§ Collected data:
Start

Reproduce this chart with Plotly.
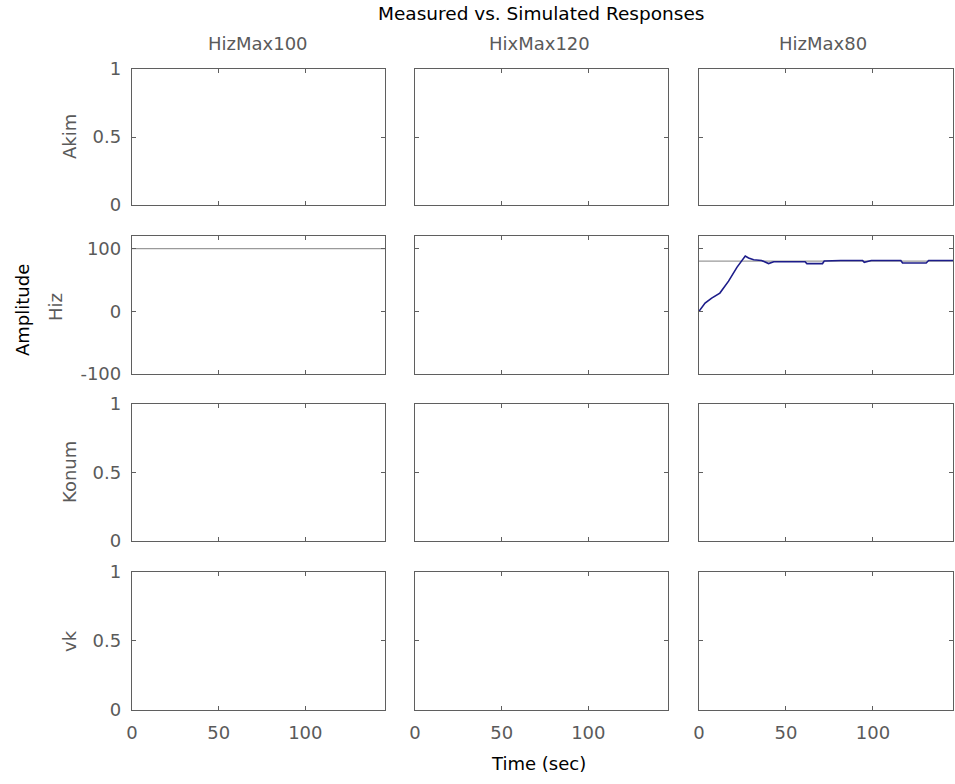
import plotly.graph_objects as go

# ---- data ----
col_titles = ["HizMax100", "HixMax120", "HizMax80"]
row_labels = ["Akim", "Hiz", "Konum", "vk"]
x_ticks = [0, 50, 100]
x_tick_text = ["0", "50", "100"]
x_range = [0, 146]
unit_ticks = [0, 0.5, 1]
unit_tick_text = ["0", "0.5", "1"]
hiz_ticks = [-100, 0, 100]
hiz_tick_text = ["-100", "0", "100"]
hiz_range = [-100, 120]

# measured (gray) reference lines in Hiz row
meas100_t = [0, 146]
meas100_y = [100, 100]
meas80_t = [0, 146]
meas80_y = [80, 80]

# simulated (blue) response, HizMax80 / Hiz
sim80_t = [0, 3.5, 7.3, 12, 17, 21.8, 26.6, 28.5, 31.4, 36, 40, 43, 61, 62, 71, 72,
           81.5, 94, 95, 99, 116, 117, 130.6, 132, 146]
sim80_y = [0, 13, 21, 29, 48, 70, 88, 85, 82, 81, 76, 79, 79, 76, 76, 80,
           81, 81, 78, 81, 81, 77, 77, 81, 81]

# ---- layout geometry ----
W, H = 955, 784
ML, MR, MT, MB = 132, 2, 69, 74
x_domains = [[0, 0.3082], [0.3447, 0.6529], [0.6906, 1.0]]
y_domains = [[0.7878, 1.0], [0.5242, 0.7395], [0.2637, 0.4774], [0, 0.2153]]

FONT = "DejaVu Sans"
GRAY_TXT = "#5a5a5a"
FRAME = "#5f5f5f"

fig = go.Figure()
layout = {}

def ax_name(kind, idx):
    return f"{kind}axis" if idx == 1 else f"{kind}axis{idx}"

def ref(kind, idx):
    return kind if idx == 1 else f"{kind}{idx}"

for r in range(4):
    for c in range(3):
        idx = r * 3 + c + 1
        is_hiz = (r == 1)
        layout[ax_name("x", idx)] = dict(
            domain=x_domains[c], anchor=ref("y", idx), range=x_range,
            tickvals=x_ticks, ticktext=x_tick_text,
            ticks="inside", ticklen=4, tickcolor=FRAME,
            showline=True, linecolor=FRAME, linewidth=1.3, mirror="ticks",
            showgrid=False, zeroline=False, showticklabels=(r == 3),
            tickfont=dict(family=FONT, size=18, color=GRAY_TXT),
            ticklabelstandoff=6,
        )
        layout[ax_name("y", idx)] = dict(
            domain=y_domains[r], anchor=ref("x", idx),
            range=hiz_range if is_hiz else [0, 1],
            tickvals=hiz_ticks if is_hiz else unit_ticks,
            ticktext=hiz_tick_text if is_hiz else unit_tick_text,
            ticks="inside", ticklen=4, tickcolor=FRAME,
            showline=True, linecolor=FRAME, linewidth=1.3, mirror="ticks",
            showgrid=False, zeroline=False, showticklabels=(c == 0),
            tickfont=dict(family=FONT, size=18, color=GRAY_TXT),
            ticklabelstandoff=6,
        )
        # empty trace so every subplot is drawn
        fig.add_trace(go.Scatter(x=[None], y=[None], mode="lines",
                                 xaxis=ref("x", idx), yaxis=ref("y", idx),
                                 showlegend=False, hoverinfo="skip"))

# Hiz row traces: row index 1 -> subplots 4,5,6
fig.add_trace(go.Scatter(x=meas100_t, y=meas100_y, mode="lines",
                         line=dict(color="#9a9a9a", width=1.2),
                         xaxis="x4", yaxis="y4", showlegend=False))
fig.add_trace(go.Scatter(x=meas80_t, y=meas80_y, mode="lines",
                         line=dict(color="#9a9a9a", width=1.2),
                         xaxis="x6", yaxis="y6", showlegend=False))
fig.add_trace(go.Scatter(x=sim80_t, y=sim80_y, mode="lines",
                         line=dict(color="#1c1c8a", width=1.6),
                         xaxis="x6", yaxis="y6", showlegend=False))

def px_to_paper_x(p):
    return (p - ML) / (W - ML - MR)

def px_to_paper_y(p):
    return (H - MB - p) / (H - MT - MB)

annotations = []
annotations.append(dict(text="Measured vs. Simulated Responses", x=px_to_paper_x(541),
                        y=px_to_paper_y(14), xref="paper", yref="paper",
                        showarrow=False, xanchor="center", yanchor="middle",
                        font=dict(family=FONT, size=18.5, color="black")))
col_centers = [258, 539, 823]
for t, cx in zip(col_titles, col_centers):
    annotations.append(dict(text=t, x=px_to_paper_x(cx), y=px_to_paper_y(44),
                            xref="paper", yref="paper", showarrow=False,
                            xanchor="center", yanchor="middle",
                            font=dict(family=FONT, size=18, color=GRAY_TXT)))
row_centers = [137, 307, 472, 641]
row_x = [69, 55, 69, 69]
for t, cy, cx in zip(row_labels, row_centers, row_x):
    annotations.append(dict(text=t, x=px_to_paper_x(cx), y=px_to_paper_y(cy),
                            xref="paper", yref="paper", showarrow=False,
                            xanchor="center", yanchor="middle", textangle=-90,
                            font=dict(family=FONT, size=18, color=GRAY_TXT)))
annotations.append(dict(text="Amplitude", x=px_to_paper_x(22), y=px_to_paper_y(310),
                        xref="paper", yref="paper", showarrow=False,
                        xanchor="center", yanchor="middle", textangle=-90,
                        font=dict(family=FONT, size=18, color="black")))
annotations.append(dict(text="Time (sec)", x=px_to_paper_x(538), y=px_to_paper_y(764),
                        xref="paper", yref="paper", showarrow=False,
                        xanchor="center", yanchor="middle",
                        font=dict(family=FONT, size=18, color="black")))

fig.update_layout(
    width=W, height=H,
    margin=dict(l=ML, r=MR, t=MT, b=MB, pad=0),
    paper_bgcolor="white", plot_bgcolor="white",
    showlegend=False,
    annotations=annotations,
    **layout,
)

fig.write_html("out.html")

End

§ Goal:
Look at the listing and set down only the lines from its start through the line with "import plotly.graph_objects as go", word for word and without pictures.

§ Solution to this exercise:
Reproduce this chart with Plotly.
import plotly.graph_objects as go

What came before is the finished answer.